> _Records excerpted from a collection_:
__________

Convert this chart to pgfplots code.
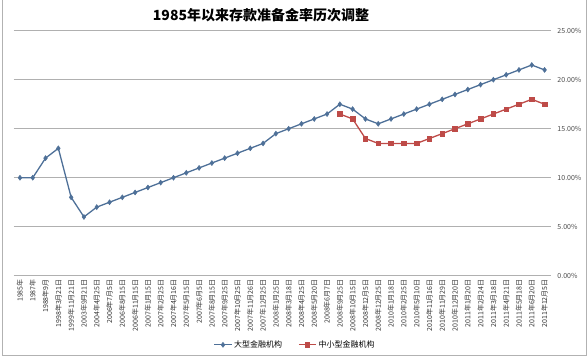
\documentclass[border=0pt]{standalone}
\usepackage{pgfplots}
\pgfplotsset{compat=1.18}
\usepackage{fontspec}
\setmainfont{Noto Sans CJK SC}
\definecolor{bigblue}{HTML}{4E7098}
\definecolor{smallred}{HTML}{BE4B48}
\definecolor{gridgray}{HTML}{B0B0B0}
\begin{document}
\begin{tikzpicture}[x=1pt,y=1pt]
\useasboundingbox (0,0) rectangle (588,360);
\draw[gray!60, line width=0.8pt] (2,360) -- (2,5) -- (586,5) -- (586,360);
\node[font=\bfseries\fontsize{14}{16}\selectfont] at (261,345) {1985年以来存款准备金率历次调整};
\begin{axis}[
  at={(10.6,86)}, anchor=south west,
  scale only axis, width=537.4pt, height=245pt,
  xmin=-0.5, xmax=41.5, ymin=0, ymax=25,
  axis line style={draw=none},
  tick style={draw=none},
  ytick={0,5,10,15,20,25},
  ymajorgrids, major grid style={gridgray, line width=0.9pt},
  yticklabel pos=right,
  yticklabel={\pgfmathprintnumber[fixed,fixed zerofill,precision=2]{\tick}\%},
  /pgf/number format/assume math mode=true,
  yticklabel style={font=\fontsize{7}{8}\selectfont, text=black!70, xshift=3pt},
  xtick={0,...,41},
  xticklabels={1985年,1987年,1988年9月,1998年3月21日,1999年11月21日,2003年9月21日,2004年4月25日,2006年7月5日,2006年8月15日,2006年11月15日,2007年1月15日,2007年2月25日,2007年4月16日,2007年5月15日,2007年6月5日,2007年8月15日,2007年9月25日,2007年10月25日,2007年11月26日,2007年12月25日,2008年1月25日,2008年3月18日,2008年4月25日,2008年5月20日,2008年6月7日,2008年9月25日,2008年10月15日,2008年12月5日,2008年12月25日,2010年1月18日,2010年2月25日,2010年5月10日,2010年11月16日,2010年11月29日,2010年12月20日,2011年1月20日,2011年2月24日,2011年3月18日,2011年4月21日,2011年5月18日,2011年6月20日,2011年12月5日},
  xticklabel style={rotate=90, anchor=east, font=\fontsize{7}{8}\selectfont, text=black!80},
  legend columns=2,
  legend style={at={(0.524,-0.282)}, anchor=center, draw=none, fill=none,
    font=\fontsize{8}{9}\selectfont, /tikz/every even column/.append style={column sep=14pt}},
]
\addplot[bigblue, line width=1.3pt, mark=diamond*, mark size=2.5pt, mark options={fill=bigblue, line width=0.5pt}] coordinates {
(0,10) (1,10) (2,12) (3,13) (4,8) (5,6) (6,7) (7,7.5) (8,8) (9,8.5)
(10,9) (11,9.5) (12,10) (13,10.5) (14,11) (15,11.5) (16,12) (17,12.5) (18,13) (19,13.5)
(20,14.5) (21,15) (22,15.5) (23,16) (24,16.5) (25,17.5) (26,17) (27,16) (28,15.5) (29,16)
(30,16.5) (31,17) (32,17.5) (33,18) (34,18.5) (35,19) (36,19.5) (37,20) (38,20.5) (39,21)
(40,21.5) (41,21)};
\addlegendentry{大型金融机构}
\addplot[smallred, line width=1.3pt, mark=square*, mark size=2.3pt, mark options={fill=smallred, line width=0.5pt}] coordinates {
(25,16.5) (26,16) (27,14) (28,13.5) (29,13.5) (30,13.5) (31,13.5) (32,14) (33,14.5) (34,15)
(35,15.5) (36,16) (37,16.5) (38,17) (39,17.5) (40,18) (41,17.5)};
\addlegendentry{中小型金融机构}
\end{axis}
\end{tikzpicture}
\end{document}
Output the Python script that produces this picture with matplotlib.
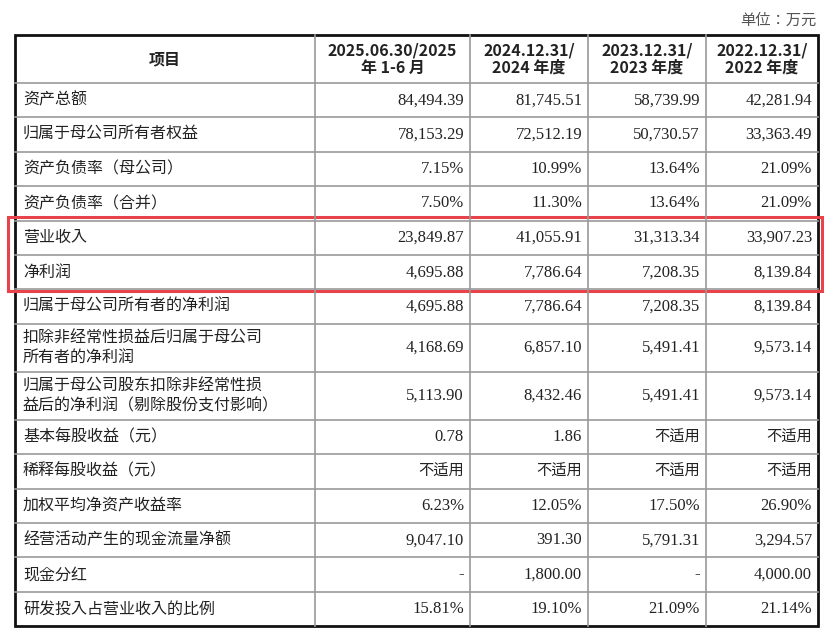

__________

> _Given instruction_: In your copy of the listing above, reproduce each line exactly and omit all pictures.

> _Finished answer_:
Convert this chart to pgfplots code.
\documentclass[border=0pt]{standalone}
\usepackage{pgfplots}
\pgfplotsset{compat=1.18}
\usepackage{fontspec}
\setmainfont{Noto Sans CJK SC}
\definecolor{bigblue}{HTML}{4E7098}
\definecolor{smallred}{HTML}{BE4B48}
\definecolor{gridgray}{HTML}{B0B0B0}
\begin{document}
\begin{tikzpicture}[x=1pt,y=1pt]
\useasboundingbox (0,0) rectangle (588,360);
\draw[gray!60, line width=0.8pt] (2,360) -- (2,5) -- (586,5) -- (586,360);
\node[font=\bfseries\fontsize{14}{16}\selectfont] at (261,345) {1985年以来存款准备金率历次调整};
\begin{axis}[
  at={(10.6,86)}, anchor=south west,
  scale only axis, width=537.4pt, height=245pt,
  xmin=-0.5, xmax=41.5, ymin=0, ymax=25,
  axis line style={draw=none},
  tick style={draw=none},
  ytick={0,5,10,15,20,25},
  ymajorgrids, major grid style={gridgray, line width=0.9pt},
  yticklabel pos=right,
  yticklabel={\pgfmathprintnumber[fixed,fixed zerofill,precision=2]{\tick}\%},
  /pgf/number format/assume math mode=true,
  yticklabel style={font=\fontsize{7}{8}\selectfont, text=black!70, xshift=3pt},
  xtick={0,...,41},
  xticklabels={1985年,1987年,1988年9月,1998年3月21日,1999年11月21日,2003年9月21日,2004年4月25日,2006年7月5日,2006年8月15日,2006年11月15日,2007年1月15日,2007年2月25日,2007年4月16日,2007年5月15日,2007年6月5日,2007年8月15日,2007年9月25日,2007年10月25日,2007年11月26日,2007年12月25日,2008年1月25日,2008年3月18日,2008年4月25日,2008年5月20日,2008年6月7日,2008年9月25日,2008年10月15日,2008年12月5日,2008年12月25日,2010年1月18日,2010年2月25日,2010年5月10日,2010年11月16日,2010年11月29日,2010年12月20日,2011年1月20日,2011年2月24日,2011年3月18日,2011年4月21日,2011年5月18日,2011年6月20日,2011年12月5日},
  xticklabel style={rotate=90, anchor=east, font=\fontsize{7}{8}\selectfont, text=black!80},
  legend columns=2,
  legend style={at={(0.524,-0.282)}, anchor=center, draw=none, fill=none,
    font=\fontsize{8}{9}\selectfont, /tikz/every even column/.append style={column sep=14pt}},
]
\addplot[bigblue, line width=1.3pt, mark=diamond*, mark size=2.5pt, mark options={fill=bigblue, line width=0.5pt}] coordinates {
(0,10) (1,10) (2,12) (3,13) (4,8) (5,6) (6,7) (7,7.5) (8,8) (9,8.5)
(10,9) (11,9.5) (12,10) (13,10.5) (14,11) (15,11.5) (16,12) (17,12.5) (18,13) (19,13.5)
(20,14.5) (21,15) (22,15.5) (23,16) (24,16.5) (25,17.5) (26,17) (27,16) (28,15.5) (29,16)
(30,16.5) (31,17) (32,17.5) (33,18) (34,18.5) (35,19) (36,19.5) (37,20) (38,20.5) (39,21)
(40,21.5) (41,21)};
\addlegendentry{大型金融机构}
\addplot[smallred, line width=1.3pt, mark=square*, mark size=2.3pt, mark options={fill=smallred, line width=0.5pt}] coordinates {
(25,16.5) (26,16) (27,14) (28,13.5) (29,13.5) (30,13.5) (31,13.5) (32,14) (33,14.5) (34,15)
(35,15.5) (36,16) (37,16.5) (38,17) (39,17.5) (40,18) (41,17.5)};
\addlegendentry{中小型金融机构}
\end{axis}
\end{tikzpicture}
\end{document}
Output the Python script that produces this picture with matplotlib.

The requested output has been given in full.